The present invention relates to spirocyclic cyclohexane compounds, to methods for their production, to pharmaceutical compositions containing these compounds and to the use of spirocyclic cyclohexane compounds for producing pharmaceutical compositions.
The heptadecapeptide nociceptin is an endogenous ligand of the ORL1 (Opioid-Receptor-Like)-receptor (Meunier et al., Nature 377, 1995, p. 532-535), which belongs to the family of opioid receptors and is found in many regions of the brain and the spinal cord and has high affinity for the ORL1 receptor. The ORL1 receptor is homologous to the μ, κ and δ opioid receptors, and the amino acid sequence of the nociceptin peptide has a pronounced similarity to those of the known opioid peptides.
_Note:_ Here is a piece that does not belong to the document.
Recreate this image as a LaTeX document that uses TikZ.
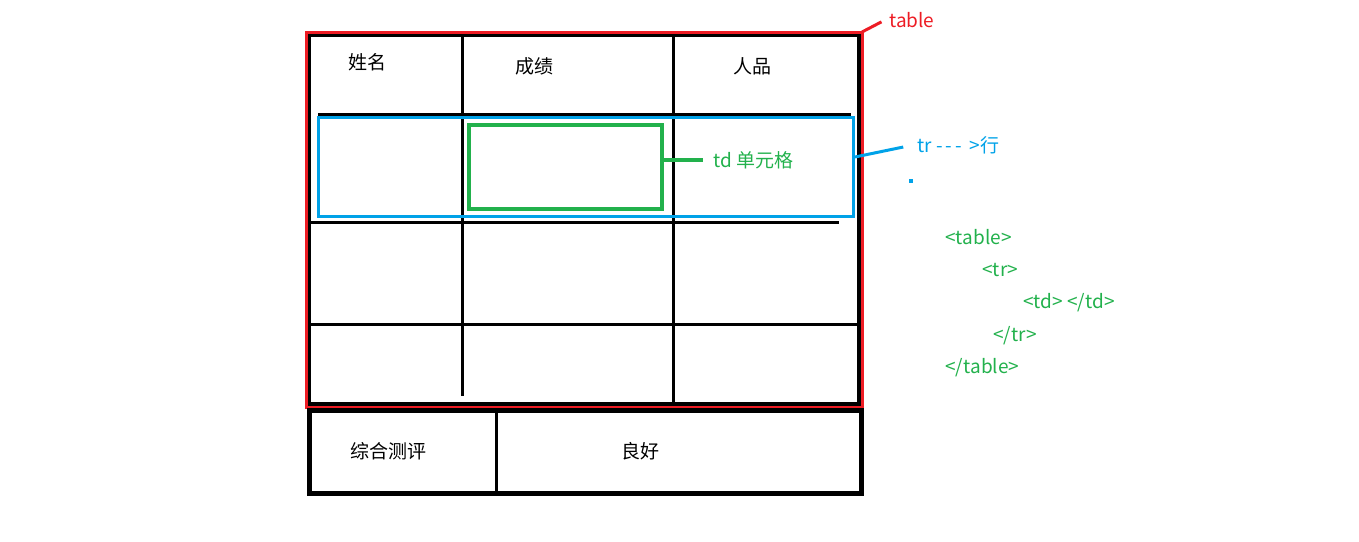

The activation of the receptor induced by the nociceptin leads, via the coupling with Gi/o proteins to inhibition of adenylate cyclase (Meunier et al., Nature 377, 1995, p. 532-535).
After intercerebroventicular application, the nociceptin peptide exhibits pronociceptive and hyperalgesic activity in various animal models (Reinscheid et al., Science 270, 1995, p. 792-794). These findings can be explained as inhibition of stress-induced analgesia (Mogil et al., Neuroscience 75, 1996, p. 333-337). In this connection, anxiolytic activity of the nociceptin could also be demonstrated (Jenck et al., Proc. Natl. Acad. Sci. USA 94, 1997, 14854-14858).
On the other hand, an antinociceptive effect of nociceptin could also be demonstrated in various animal models, in particular after intrathecal application. Nociceptin has an antinociceptive effect in various pain models, for example in the tail flick test in mice (King et al., Neurosci. Lett., 223, 1997, 113-116). In models of neuropathic pain, an antinociceptive effect of nociceptin could also be detected, and was particularly beneficial since the effectiveness of nociceptin increases after axotomy of spinal nerves. This contrasts with conventional opioids, of which the effectiveness decreases under these conditions (Abdulla and Smith, J. Neurosci., 18, 1998, p. 9685-9694).
The ORL1 receptor is also involved in the regulation of further physiological and pathophysiological processes. These include inter alia learning and memory (Manabe et al., Nature, 394, 1997, p. 577-581), Hearing capacity (Nishi et al., EMBO J., 16, 1997, p. 1858-1864) and numerous further processes. A synopsis by Calo et al. (Br. J. Pharmacol. 129, 2000, 1261-1283) gives an overview of the indications or biological procedures, in which the ORL1-receptor plays a part or probably plays a part. Mentioned inter alia are: analgesics, stimulation and regulation of nutrient absorption, effect on μ-agonists such as morphine, treatment of withdrawal symptoms, reduction of the addiction potential of opioids, anxiolysis, modulation of motor activity, memory disorders, epilepsy; modulation of neurotransmitter release, in particular of glutamate, serotonin and dopamine, and therefore neurodegenerative diseases; influencing the cardiovascular system, triggering an erection, diuresis, anti-natriuresis, electrolyte balance, arterial blood pressure, water retention disorders, intestinal motility (diarrhoea), relaxation of the respiratory tract, micturation reflex (urinary incontinence). The use of agonists and antagonists as anoretics, analgesics (also when administered with opioids) or nootropics is also discussed.
The possible applications of compounds that bind to the ORL1 receptor and activate or inhibit it are correspondingly diverse. In addition to this one, however, opioid receptors such as the μ receptor, but also the other subtypes of these opioid receptors, namely δ and κ, play a significant part in the field of pain therapy and also the other aforementioned indications. It is accordingly desirable if the compound also has an effect on these opioid receptors.